Once we have an app registration there are many ways to implement the authentication with MSAL. It would either be implemented server side or client side but the user flow would be the same. The user would be redirected to a Microsoft Entra signin page where they input their Windows AD user/pass and are then redirected back to the app.

How should we manage the list of "verified" authenticated users? From a purely technical standpoint, what's the best/simplest approach to validating a user is welcome in the system? It should be easy to manage, and something modifiable after deployment.

Entra Id supports requiring user assignment. It should be possible to create a group that represents a storylines project, and assign users into those groups for access.

How should we restrict users? Do we need to worry about account types, or just have one user type for standard editing?

I think we should keep it simple for now, all users in a storylines group can modify it.

Should we use this account access for anything other than authenticating? e.g., writing to file systems, uploading to Git, etc.

The web app should handle any other interaction with other services, including handling the upload/download of blobs from file storage and to determine if the user is allowed to perform these operations on a specific blob (based on the group). Blob storage supports versioning similar to how git does. But if we want to use git and a tfs repo the web app would be initiating these calls as well.

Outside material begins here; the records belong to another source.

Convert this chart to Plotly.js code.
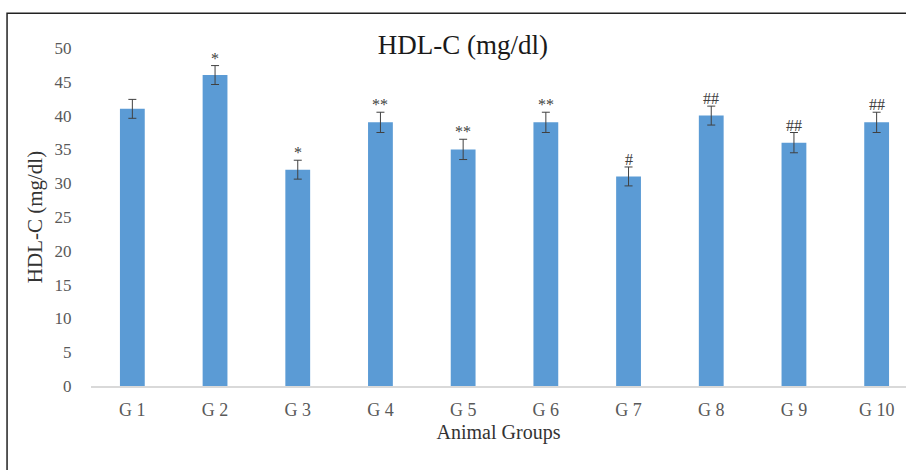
<!DOCTYPE html>
<html>
<head>
<meta charset="utf-8">
<script src="https://cdn.plot.ly/plotly-3.0.1.min.js"></script>
<style>html,body{margin:0;padding:0;background:#fff;}#chart{width:906px;height:470px;}</style>
</head>
<body>
<div id="chart"></div>
<script>
const groups = ["G 1","G 2","G 3","G 4","G 5","G 6","G 7","G 8","G 9","G 10"];
const hdlValues = [41, 46, 32, 39, 35, 39, 31, 40, 36, 39];
const hdlErrors = [1.4, 1.4, 1.4, 1.5, 1.5, 1.5, 1.4, 1.4, 1.5, 1.5];
const sigLabels = ["", "*", "*", "**", "**", "**", "#", "##", "##", "##"];
const yTicks = [0, 5, 10, 15, 20, 25, 30, 35, 40, 45, 50];

const serif = "'Liberation Serif', 'Times New Roman', serif";

const trace = {
  type: 'bar',
  x: groups,
  y: hdlValues,
  marker: {color: '#5B9BD5'},
  error_y: {type: 'data', array: hdlErrors, visible: true, color: '#404040', thickness: 1, width: 4},
  hoverinfo: 'none'
};

const annotations = groups.map((g, i) => ({
  x: g, y: hdlValues[i] + hdlErrors[i], xref: 'x', yref: 'y',
  text: sigLabels[i], showarrow: false, yanchor: 'bottom', yshift: -3,
  font: {family: serif, size: 16, color: '#404040'}
})).filter(a => a.text !== '');

const layout = {
  width: 906, height: 470,
  margin: {l: 91, r: 0, t: 47.7, b: 84, pad: 0},
  paper_bgcolor: '#fff', plot_bgcolor: '#fff',
  bargap: 0.7,
  showlegend: false,
  title: {text: 'HDL-C (mg/dl)', font: {family: serif, size: 27, color: '#1a1a1a'}, x: 0.511, xanchor: 'center', y: 0.905, yanchor: 'middle'},
  xaxis: {
    type: 'category', range: [-0.5, 9.355], showgrid: false, zeroline: false,
    showline: true, linecolor: '#D9D9D9', linewidth: 1.5,
    ticks: 'outside', ticklen: 7, tickcolor: 'rgba(0,0,0,0)',
    tickfont: {family: serif, size: 18, color: '#595959'},
    title: {text: 'Animal Groups', font: {family: serif, size: 20, color: '#333'}, standoff: 6}
  },
  yaxis: {
    range: [0, 50], tickvals: yTicks, showgrid: false, zeroline: false, showline: false,
    ticks: 'outside', ticklen: 15, tickcolor: 'rgba(0,0,0,0)',
    tickfont: {family: serif, size: 17, color: '#595959'},
    title: {text: 'HDL-C (mg/dl)', font: {family: serif, size: 21, color: '#333'}, standoff: 6}
  },
  annotations: annotations,
  shapes: [{
    type: 'rect', xref: 'paper', yref: 'paper',
    x0: -0.103, x1: 1.2, y0: -0.5, y1: 1.1026,
    line: {color: '#222', width: 1.5}, fillcolor: 'rgba(0,0,0,0)', layer: 'above'
  }]
};

Plotly.newPlot('chart', [trace], layout, {staticPlot: true, displayModeBar: false});
</script>
</body>
</html>
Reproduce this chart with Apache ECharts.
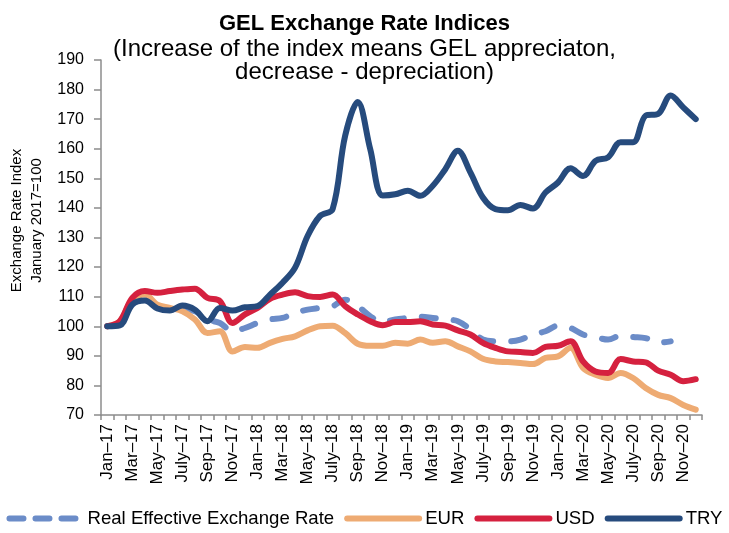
<!DOCTYPE html>
<html>
<head>
<meta charset="utf-8">
<script src="https://cdn.jsdelivr.net/npm/echarts@6/dist/echarts.min.js"></script>
<style>
  html, body { margin: 0; padding: 0; background: #fff; }
  #chart { width: 729px; height: 533px; }
</style>
</head>
<body>
<div id="chart"></div>
<script>
// month labels (only every other one is shown)
var months = [
  "Jan–17", "Feb–17", "Mar–17", "Apr–17", "May–17", "June–17", "July–17", "Aug–17", "Sep–17", "Oct–17", "Nov–17", "Dec–17",
  "Jan–18", "Feb–18", "Mar–18", "Apr–18", "May–18", "June–18", "July–18", "Aug–18", "Sep–18", "Oct–18", "Nov–18", "Dec–18",
  "Jan–19", "Feb–19", "Mar–19", "Apr–19", "May–19", "June–19", "July–19", "Aug–19", "Sep–19", "Oct–19", "Nov–19", "Dec–19",
  "Jan–20", "Feb–20", "Mar–20", "Apr–20", "May–20", "June–20", "July–20", "Aug–20", "Sep–20", "Oct–20", "Nov–20", "Dec–20"
];

var reer = [
  100, 101.1, 108.5, 110.2, 106.8, 105.6, 105.6, 105.1, 102.3, 101.1, 98.3, 99.4,
  101.1, 102.3, 102.8, 104.5, 105.6, 106.2, 106.8, 109, 106.8, 103.4, 101.4, 102.3,
  102.8, 103.2, 102.8, 102.3, 101.7, 98.9, 95.5, 94.9, 94.9, 95.5, 97.2, 98.3,
  100.2, 99.4, 97.2, 96.3, 95.5, 96.8, 96.4, 96, 94.4, 94.9, null, null
];

var eur = [
  100, 101.7, 109, 110.7, 107.3, 106.2, 105.1, 102.3, 97.7, 98.3, 91.5, 93,
  92.7, 94.4, 95.7, 96.6, 98.6, 100, 100.2, 97.7, 94.1, 93.4, 93.4, 94.4,
  94.1, 95.5, 94.4, 94.9, 93.2, 91.5, 89, 88.1, 87.9, 87.6, 87.2, 89.3,
  89.8, 92.7, 85.9, 83.6, 82.5, 84.2, 82.5, 79.1, 76.8, 75.7, 73.4, 71.8
];

var usd = [
  100, 101.7, 109.6, 111.9, 111.3, 111.9, 112.4, 112.7, 109.6, 108.5, 101.1, 104,
  106.2, 109.3, 110.7, 111.5, 110.2, 109.9, 110.7, 106.8, 104, 101.7, 100.3, 101.4,
  101.4, 101.7, 100.6, 100.2, 98.6, 97.2, 94.4, 92.7, 91.5, 91.3, 91, 93,
  93.4, 94.9, 88.1, 84.7, 84.2, 88.9, 88.1, 87.8, 85, 83.6, 81.4, 82.1
];

var tryIdx = [
  100, 100.3, 107.3, 108.7, 106, 105.3, 107, 105.6, 101.7, 106.2, 105.3, 106.4,
  106.8, 110.7, 114.7, 119.8, 130.5, 137.3, 139.6, 164.4, 175.8, 159.9, 144.2, 144.6,
  145.8, 144.1, 147.5, 153.1, 159.3, 152, 143.5, 139.6, 139.2, 141, 139.8, 145.2,
  148.6, 153.4, 150.8, 155.9, 157.1, 162.2, 162.2, 171.2, 171.8, 178, 174, 170
];

var chart = echarts.init(document.getElementById("chart"));
var font = "Liberation Sans";
var axisGray = "#8c8c8c";

function lineSeries(name, data, color, width, dashed) {
  return {
    name: name,
    type: "line",
    data: data,
    smooth: 0.35,
    showSymbol: false,
    symbol: "none",
    lineStyle: {
      color: color,
      width: width,
      type: dashed ? [14, 18] : "solid",
      cap: "round",
      join: "round"
    },
    itemStyle: { color: color }
  };
}

chart.setOption({
  animation: false,
  textStyle: { fontFamily: font },
  title: {
    left: "center",
    top: 6,
    text: "GEL Exchange Rate Indices",
    subtext: "(Increase of the index means GEL appreciaton,\ndecrease - depreciation)",
    itemGap: 1,
    textStyle: { fontFamily: font, fontSize: 22, fontWeight: "bold", color: "#000", lineHeight: 26 },
    subtextStyle: { fontFamily: font, fontSize: 24, color: "#000", lineHeight: 23 }
  },
  legend: {
    bottom: 0,
    left: "center",
    itemWidth: 72,
    itemHeight: 12,
    itemGap: 10,
    itemStyle: { opacity: 0 },
    lineStyle: { width: 6, cap: "round" },
    textStyle: { fontFamily: font, fontSize: 18.6, color: "#000", padding: [0, 0, 0, 1] },
    data: [
      { name: "Real Effective Exchange Rate", lineStyle: { width: 6, type: [14, 12], cap: "round" } },
      "EUR", "USD", "TRY"
    ]
  },
  grid: { left: 101, right: 27, top: 60, bottom: 118, containLabel: false, outerBoundsMode: "none" },
  xAxis: {
    type: "category",
    data: months,
    boundaryGap: true,
    axisLine: { lineStyle: { color: axisGray, width: 1.5 } },
    axisTick: { show: true, interval: 0, length: 5, lineStyle: { color: axisGray, width: 1.5 } },
    axisLabel: {
      interval: 1,
      rotate: 90,
      fontSize: 17,
      color: "#000",
      fontFamily: font,
      margin: 9
    },
    splitLine: { show: false }
  },
  yAxis: {
    type: "value",
    min: 70,
    max: 190,
    interval: 10,
    name: "Exchange Rate Index\nJanuary 2017=100",
    nameLocation: "middle",
    nameRotate: 90,
    nameGap: 53,
    nameTextStyle: { fontFamily: font, fontSize: 15, color: "#000", lineHeight: 20, padding: [0, 0, 0, 34] },
    axisLine: { show: true, lineStyle: { color: axisGray, width: 1.5 } },
    axisTick: { show: true, inside: false, length: 7, lineStyle: { color: axisGray, width: 1.5 } },
    axisLabel: { fontSize: 16, color: "#000", fontFamily: font, margin: 17 },
    splitLine: { show: false }
  },
  series: [
    lineSeries("Real Effective Exchange Rate", reer, "#6b8cc8", 6, true),
    lineSeries("EUR", eur, "#eeab73", 6, false),
    lineSeries("USD", usd, "#d5213f", 6, false),
    lineSeries("TRY", tryIdx, "#264b7d", 6, false)
  ]
});
</script>
</body>
</html>
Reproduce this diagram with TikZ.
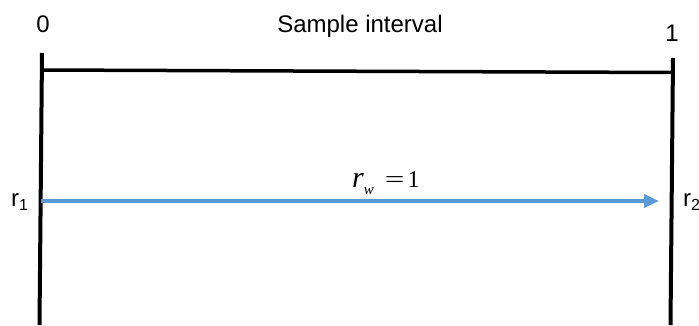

** It's not entirely clear if we would be able to create groups or if these are managed at a higher level. The alternative to groups in Entra ID for us would be roles created in the web app. We would then assign a role (like project1-member) to users of that project. The web app would read the users roles to determine what actions are allowed.

SWIM v3 has implemented MSAL.js in Vue with Azure AD B2C and it works well.

dan-bowerman commented 1 year ago

Thanks for the assessment, @milespetrov. Is Entra ID an option on our on-premises internal architecture? It's unlikely we'll be deploying to an Azure-based environment anytime soon, and talks with CCoE are completely stalled at present. The concepts seem like they could still apply directly to our internal AD on an internal Dev Server?

milespetrov commented 1 year ago

When speaking with Fred who leads the swim api authentication work he mentioned that it would be easy to use ntlm / windows AD. The only issue with internal architecture is the lack of documentation and samples. From what I gathered so far, the server would be a .net c# project and there exists an authentication nuget package for internal apps to use. I'll ask Fred when he's in about this package and hopefully there are some resources around it to get us started.

We would need to rethink how users/groups and roles/permissions would work on internal hardware given what is provided. One possible way forward is to hardcode permissions into the app with something like a permissions config file containing usernames and their respective project(s). The app would get the username from authentication and then check its config to see what actions the user can perform.

milespetrov commented 1 year ago

From Fred:

You only need to ask with to turn it on, after that you only need to "use" it from your app, it will be in the http context user object as identity

There isn't any repo or nuget package we can look at for documentation. The next step is to ask wig to host a web app so we can look into the built in authentication.